Application problems receive substantial attention as well. Optimization problems, which ask you to find the conditions that minimize cost, maximize volume, or identify the most efficient configuration of a system, are a staple of both the MCV4U exam and first-year university Calculus. Related rates problems, which examine how two changing quantities are connected over time, develop the kind of multi-variable reasoning that appears throughout engineering coursework.
Vectors and Spatial Reasoning
The Vectors unit gives students the mathematical tools to describe and analyze objects and forces in two and three dimensions. Topics include vector algebra, dot products, cross products, and vector equations of lines and planes. For students heading into Engineering or Physics, this material is not just exam content. Vectors are the fundamental language used to describe forces, velocities, fields, and motion in the physical world, and you will encounter them in nearly every technical course you take at university.

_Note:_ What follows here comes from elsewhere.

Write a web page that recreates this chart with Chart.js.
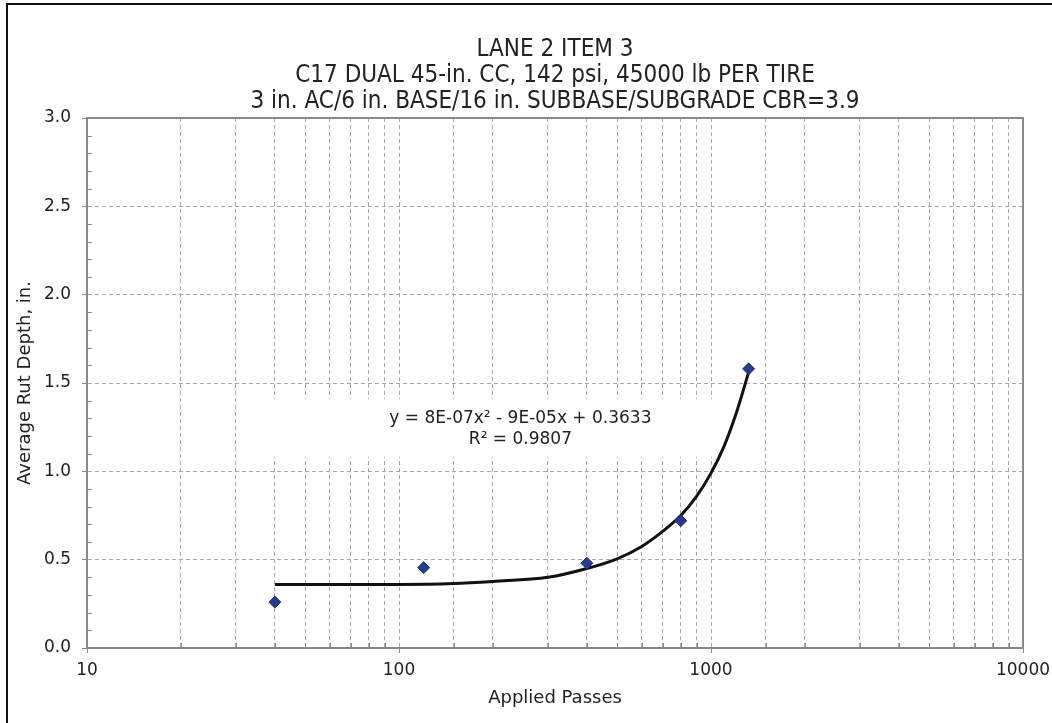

The LAC Calculus and Vectors summer course approaches this unit with an emphasis on spatial intuition alongside algebraic fluency. Understanding why the cross product produces a perpendicular vector, or what it means geometrically for two planes to intersect along a line, is the kind of depth that distinguishes strong students from students who can only follow a procedure when the problem matches a template they have seen before.
Program Format: Intensive, Interactive, and Personalized
The LAC Calculus and Vectors summer course is designed for deep retention in a course that rewards consistent, focused effort over cramming. The structure reflects that philosophy at every level.
Duration and Intensity
The program is typically delivered over 30 hours of instruction plus assessments. This concentrated block of time is difficult to replicate during the school year, when Calculus competes with four other courses for your attention every single day. The summer format allows students to build momentum through the curriculum without the constant interruptions of a regular academic schedule.
Personalized Delivery
Students enrolled in the Calculus and Vectors summer course can choose between fully individualized one-on-one sessions or a collaborative small group experience with up to three students. The one-on-one format is ideal for students who want the tutor’s complete attention and a pace calibrated precisely to their understanding. The small group format offers the added benefit of learning alongside peers, working through problems together, and building the kind of collaborative mathematical thinking that university group projects and lab courses will require.
Expert Instruction
Tutors in the LAC program are highly experienced in both the Ontario and IB curricula, with a specific focus on exam-oriented, practical application of Calculus and Vectors concepts. They understand not only what the MCV4U curriculum covers but how the course is tested, what mistakes cost students marks, and how to build the exam technique that translates strong understanding into strong results.
Flexible Access
The Calculus and Vectors summer course is available both in-person and live online via Google Meet. The online format includes digital notes and session recordings that students can return to for review, which is particularly valuable in a course like Calculus where revisiting a tricky derivation or proof the night before an assessment can make a real difference.
Conclusion
Completing a Calculus and Vectors summer course, after building a solid foundation in Grade 12 Advanced Functions, is one of the most effective steps an Ontario high school student can take to position themselves for admission to competitive university programs. The LAC program gives students the instruction, structure, and personalized support to do that well, arriving at Grade 12 with one of their hardest credits already behind them, their university average stronger for it, and the mathematical foundation they will rely on throughout their post-secondary education already in place.